The material below includes pictures; leave them out and return only the lines between the line containing "Convert this diagram to TikZ code." and the line containing "minimum width=178pt, minimum", inclusive, word for word.

Dataset records |

■ ■ ■

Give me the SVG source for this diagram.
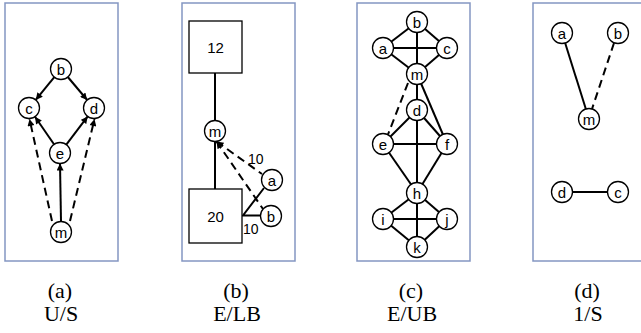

■ ■ ■

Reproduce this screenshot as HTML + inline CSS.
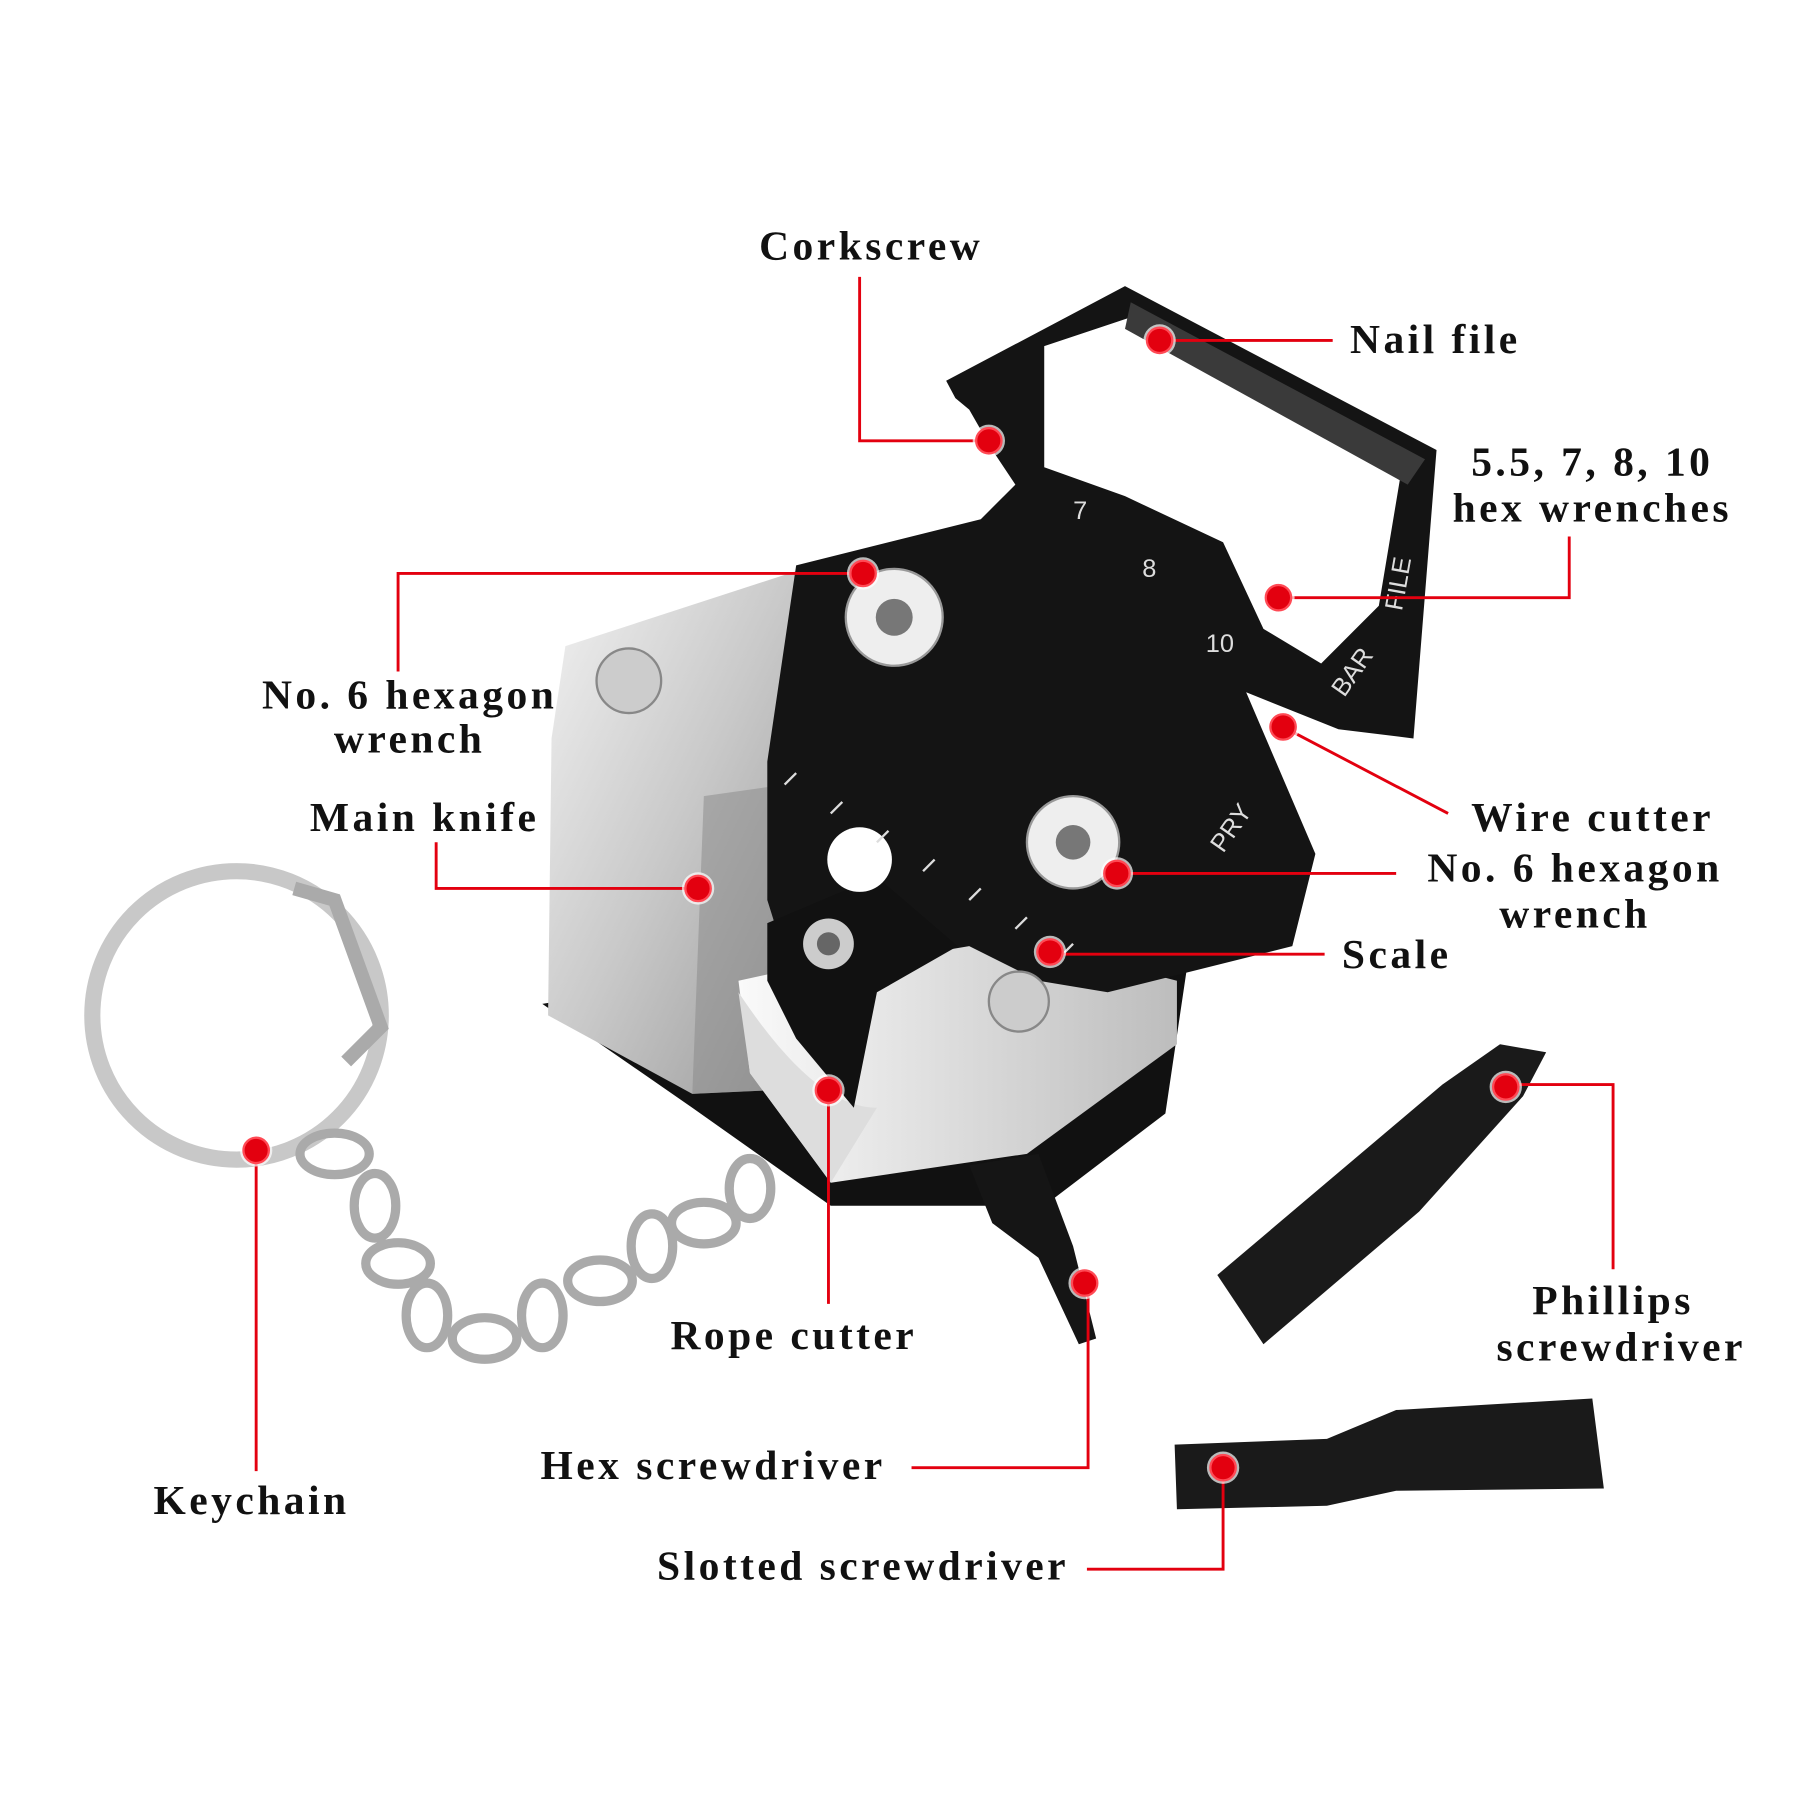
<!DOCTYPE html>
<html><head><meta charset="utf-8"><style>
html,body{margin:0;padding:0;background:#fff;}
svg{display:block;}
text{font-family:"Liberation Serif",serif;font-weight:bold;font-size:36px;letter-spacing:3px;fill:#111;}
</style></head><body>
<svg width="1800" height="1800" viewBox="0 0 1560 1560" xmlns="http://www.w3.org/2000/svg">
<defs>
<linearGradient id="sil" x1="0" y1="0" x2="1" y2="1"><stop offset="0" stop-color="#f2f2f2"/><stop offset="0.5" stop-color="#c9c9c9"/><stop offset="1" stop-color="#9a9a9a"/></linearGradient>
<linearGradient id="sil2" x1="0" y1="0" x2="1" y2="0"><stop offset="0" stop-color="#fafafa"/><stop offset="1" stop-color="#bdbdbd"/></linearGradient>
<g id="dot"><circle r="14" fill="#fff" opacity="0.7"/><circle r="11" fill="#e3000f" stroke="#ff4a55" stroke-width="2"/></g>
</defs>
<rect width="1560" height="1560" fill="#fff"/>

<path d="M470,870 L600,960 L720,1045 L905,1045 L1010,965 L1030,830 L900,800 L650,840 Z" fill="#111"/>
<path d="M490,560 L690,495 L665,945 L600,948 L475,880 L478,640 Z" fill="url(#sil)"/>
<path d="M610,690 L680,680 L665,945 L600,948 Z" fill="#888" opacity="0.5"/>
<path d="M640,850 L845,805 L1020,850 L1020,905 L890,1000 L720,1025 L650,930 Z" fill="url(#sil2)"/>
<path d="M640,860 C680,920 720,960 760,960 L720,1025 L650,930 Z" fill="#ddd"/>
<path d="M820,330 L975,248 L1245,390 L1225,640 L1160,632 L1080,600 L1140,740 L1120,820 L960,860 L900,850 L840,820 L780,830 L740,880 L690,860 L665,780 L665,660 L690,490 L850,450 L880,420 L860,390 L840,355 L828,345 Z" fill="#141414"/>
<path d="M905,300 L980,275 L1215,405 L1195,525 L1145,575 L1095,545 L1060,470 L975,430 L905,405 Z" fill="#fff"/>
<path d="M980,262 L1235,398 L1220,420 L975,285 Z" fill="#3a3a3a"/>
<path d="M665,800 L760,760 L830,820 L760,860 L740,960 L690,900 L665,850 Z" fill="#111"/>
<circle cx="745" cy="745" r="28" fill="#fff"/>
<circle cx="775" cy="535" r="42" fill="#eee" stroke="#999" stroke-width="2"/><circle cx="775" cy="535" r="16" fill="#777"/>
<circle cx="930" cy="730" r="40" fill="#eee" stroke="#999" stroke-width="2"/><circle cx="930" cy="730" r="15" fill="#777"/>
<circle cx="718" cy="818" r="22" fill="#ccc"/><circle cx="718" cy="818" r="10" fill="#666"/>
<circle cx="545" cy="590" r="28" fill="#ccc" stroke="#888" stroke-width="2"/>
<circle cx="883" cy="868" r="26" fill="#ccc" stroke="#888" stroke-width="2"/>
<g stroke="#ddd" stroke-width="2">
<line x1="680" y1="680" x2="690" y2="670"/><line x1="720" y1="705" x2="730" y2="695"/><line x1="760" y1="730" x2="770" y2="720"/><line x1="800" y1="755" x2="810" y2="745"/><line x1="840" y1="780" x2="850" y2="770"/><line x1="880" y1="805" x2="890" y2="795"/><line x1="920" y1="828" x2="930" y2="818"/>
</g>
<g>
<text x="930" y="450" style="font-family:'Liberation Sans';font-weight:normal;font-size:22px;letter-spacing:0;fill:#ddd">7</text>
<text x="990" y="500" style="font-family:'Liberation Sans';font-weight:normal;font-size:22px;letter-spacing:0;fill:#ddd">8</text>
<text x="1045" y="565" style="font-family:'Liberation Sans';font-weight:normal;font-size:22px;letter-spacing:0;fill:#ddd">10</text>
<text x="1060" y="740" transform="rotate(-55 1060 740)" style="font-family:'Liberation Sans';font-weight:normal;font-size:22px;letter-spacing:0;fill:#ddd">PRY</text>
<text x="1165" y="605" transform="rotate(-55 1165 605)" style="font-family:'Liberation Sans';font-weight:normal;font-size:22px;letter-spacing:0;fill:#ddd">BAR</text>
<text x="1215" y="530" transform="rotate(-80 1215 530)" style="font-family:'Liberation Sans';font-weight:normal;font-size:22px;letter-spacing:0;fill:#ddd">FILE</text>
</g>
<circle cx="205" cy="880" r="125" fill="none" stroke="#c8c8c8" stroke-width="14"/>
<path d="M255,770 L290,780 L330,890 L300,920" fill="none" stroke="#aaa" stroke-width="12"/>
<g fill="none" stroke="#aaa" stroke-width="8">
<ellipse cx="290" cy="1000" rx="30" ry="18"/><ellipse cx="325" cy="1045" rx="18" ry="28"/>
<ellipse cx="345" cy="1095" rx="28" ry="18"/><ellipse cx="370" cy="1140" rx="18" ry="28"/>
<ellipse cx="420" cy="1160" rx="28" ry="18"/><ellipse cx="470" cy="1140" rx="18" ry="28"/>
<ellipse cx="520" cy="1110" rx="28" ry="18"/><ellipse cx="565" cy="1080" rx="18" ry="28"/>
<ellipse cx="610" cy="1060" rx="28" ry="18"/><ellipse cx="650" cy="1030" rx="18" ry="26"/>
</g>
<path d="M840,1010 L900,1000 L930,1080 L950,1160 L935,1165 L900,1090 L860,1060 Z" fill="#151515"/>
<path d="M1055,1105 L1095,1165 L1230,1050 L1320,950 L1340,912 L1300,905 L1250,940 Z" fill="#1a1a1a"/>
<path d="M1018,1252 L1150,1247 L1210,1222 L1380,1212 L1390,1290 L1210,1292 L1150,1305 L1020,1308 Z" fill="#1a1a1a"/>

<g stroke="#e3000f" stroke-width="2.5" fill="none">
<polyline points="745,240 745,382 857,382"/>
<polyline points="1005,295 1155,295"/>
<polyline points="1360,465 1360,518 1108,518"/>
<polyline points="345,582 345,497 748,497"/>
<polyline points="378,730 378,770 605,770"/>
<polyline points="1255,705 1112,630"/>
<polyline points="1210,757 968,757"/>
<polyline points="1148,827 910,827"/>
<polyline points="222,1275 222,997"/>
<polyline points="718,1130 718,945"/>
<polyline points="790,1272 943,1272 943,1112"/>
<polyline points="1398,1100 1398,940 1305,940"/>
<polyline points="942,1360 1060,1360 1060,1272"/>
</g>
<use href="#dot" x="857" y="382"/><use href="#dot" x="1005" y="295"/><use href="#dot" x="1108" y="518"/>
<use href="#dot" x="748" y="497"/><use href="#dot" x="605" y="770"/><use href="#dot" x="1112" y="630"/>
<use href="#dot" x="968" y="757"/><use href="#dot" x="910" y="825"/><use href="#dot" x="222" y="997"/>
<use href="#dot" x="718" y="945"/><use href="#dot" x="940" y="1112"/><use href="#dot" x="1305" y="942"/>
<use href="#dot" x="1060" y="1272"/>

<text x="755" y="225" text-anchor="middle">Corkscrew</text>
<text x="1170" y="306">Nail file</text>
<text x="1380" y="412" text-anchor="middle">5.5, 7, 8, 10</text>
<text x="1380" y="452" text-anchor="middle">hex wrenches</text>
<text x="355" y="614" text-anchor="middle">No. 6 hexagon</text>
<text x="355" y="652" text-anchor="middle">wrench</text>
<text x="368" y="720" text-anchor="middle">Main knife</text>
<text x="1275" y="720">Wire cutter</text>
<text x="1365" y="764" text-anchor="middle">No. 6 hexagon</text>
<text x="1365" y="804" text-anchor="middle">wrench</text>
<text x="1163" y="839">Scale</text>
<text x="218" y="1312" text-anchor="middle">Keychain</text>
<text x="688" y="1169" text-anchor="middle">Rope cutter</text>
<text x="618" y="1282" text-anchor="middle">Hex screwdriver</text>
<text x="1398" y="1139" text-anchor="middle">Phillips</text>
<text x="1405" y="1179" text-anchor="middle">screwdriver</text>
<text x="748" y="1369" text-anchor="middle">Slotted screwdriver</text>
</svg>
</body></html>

■ ■ ■

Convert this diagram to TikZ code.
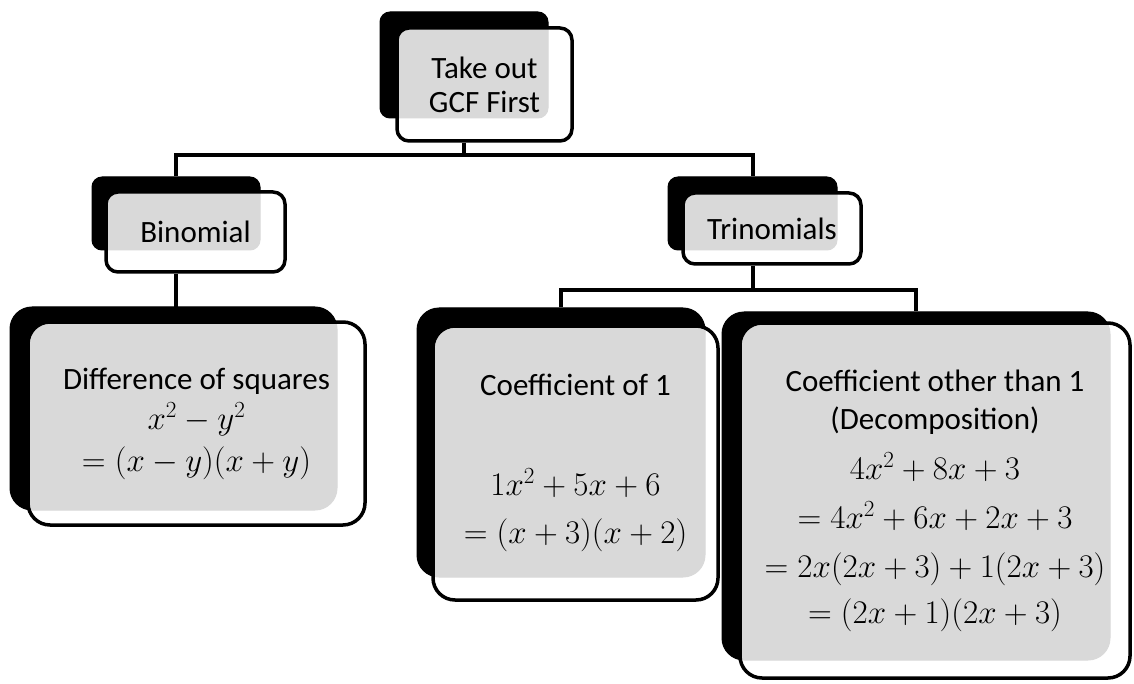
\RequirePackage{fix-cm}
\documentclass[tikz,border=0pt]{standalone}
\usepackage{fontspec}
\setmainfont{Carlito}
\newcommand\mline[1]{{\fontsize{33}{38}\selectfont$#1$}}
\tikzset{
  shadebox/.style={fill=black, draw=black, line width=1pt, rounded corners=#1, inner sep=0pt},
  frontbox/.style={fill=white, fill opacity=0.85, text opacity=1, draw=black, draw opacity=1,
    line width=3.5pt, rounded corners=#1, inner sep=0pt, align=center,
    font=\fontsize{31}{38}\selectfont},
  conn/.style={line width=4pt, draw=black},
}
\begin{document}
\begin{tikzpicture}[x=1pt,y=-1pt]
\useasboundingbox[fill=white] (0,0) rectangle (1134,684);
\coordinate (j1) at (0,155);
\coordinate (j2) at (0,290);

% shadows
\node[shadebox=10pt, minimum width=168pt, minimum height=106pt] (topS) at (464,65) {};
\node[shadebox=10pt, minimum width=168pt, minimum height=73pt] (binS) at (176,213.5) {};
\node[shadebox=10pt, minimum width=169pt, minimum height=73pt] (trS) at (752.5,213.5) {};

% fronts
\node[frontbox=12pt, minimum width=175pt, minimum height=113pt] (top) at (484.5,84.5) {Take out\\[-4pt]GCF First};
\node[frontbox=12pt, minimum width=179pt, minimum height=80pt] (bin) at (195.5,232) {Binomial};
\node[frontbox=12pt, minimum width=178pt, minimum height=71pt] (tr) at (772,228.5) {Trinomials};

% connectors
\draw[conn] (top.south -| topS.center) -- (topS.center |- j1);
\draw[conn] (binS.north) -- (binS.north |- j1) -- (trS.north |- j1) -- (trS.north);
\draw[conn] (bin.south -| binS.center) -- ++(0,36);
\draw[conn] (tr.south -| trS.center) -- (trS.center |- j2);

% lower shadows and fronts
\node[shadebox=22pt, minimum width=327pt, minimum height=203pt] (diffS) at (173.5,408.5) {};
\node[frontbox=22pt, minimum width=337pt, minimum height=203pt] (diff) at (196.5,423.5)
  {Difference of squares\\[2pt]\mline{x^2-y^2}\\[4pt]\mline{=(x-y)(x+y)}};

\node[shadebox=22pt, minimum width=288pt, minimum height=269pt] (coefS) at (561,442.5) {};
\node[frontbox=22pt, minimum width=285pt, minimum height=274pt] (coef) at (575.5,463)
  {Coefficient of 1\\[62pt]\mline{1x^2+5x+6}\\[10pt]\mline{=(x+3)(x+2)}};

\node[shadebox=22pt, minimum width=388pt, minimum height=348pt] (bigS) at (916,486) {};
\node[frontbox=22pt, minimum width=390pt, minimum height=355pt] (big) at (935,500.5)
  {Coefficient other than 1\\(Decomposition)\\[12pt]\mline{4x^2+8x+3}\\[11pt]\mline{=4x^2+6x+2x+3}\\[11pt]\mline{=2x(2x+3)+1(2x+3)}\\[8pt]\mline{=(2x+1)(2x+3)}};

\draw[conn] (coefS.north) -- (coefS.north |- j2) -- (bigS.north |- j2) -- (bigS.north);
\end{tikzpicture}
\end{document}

■ ■ ■

Output of the exercise |
Convert this diagram to TikZ code.
\RequirePackage{fix-cm}
\documentclass[tikz,border=0pt]{standalone}
\usepackage{fontspec}
\setmainfont{Carlito}
\newcommand\mline[1]{{\fontsize{33}{38}\selectfont$#1$}}
\tikzset{
  shadebox/.style={fill=black, draw=black, line width=1pt, rounded corners=#1, inner sep=0pt},
  frontbox/.style={fill=white, fill opacity=0.85, text opacity=1, draw=black, draw opacity=1,
    line width=3.5pt, rounded corners=#1, inner sep=0pt, align=center,
    font=\fontsize{31}{38}\selectfont},
  conn/.style={line width=4pt, draw=black},
}
\begin{document}
\begin{tikzpicture}[x=1pt,y=-1pt]
\useasboundingbox[fill=white] (0,0) rectangle (1134,684);
\coordinate (j1) at (0,155);
\coordinate (j2) at (0,290);

% shadows
\node[shadebox=10pt, minimum width=168pt, minimum height=106pt] (topS) at (464,65) {};
\node[shadebox=10pt, minimum width=168pt, minimum height=73pt] (binS) at (176,213.5) {};
\node[shadebox=10pt, minimum width=169pt, minimum height=73pt] (trS) at (752.5,213.5) {};

% fronts
\node[frontbox=12pt, minimum width=175pt, minimum height=113pt] (top) at (484.5,84.5) {Take out\\[-4pt]GCF First};
\node[frontbox=12pt, minimum width=179pt, minimum height=80pt] (bin) at (195.5,232) {Binomial};
\node[frontbox=12pt, minimum width=178pt, minimum height=71pt] (tr) at (772,228.5) {Trinomials};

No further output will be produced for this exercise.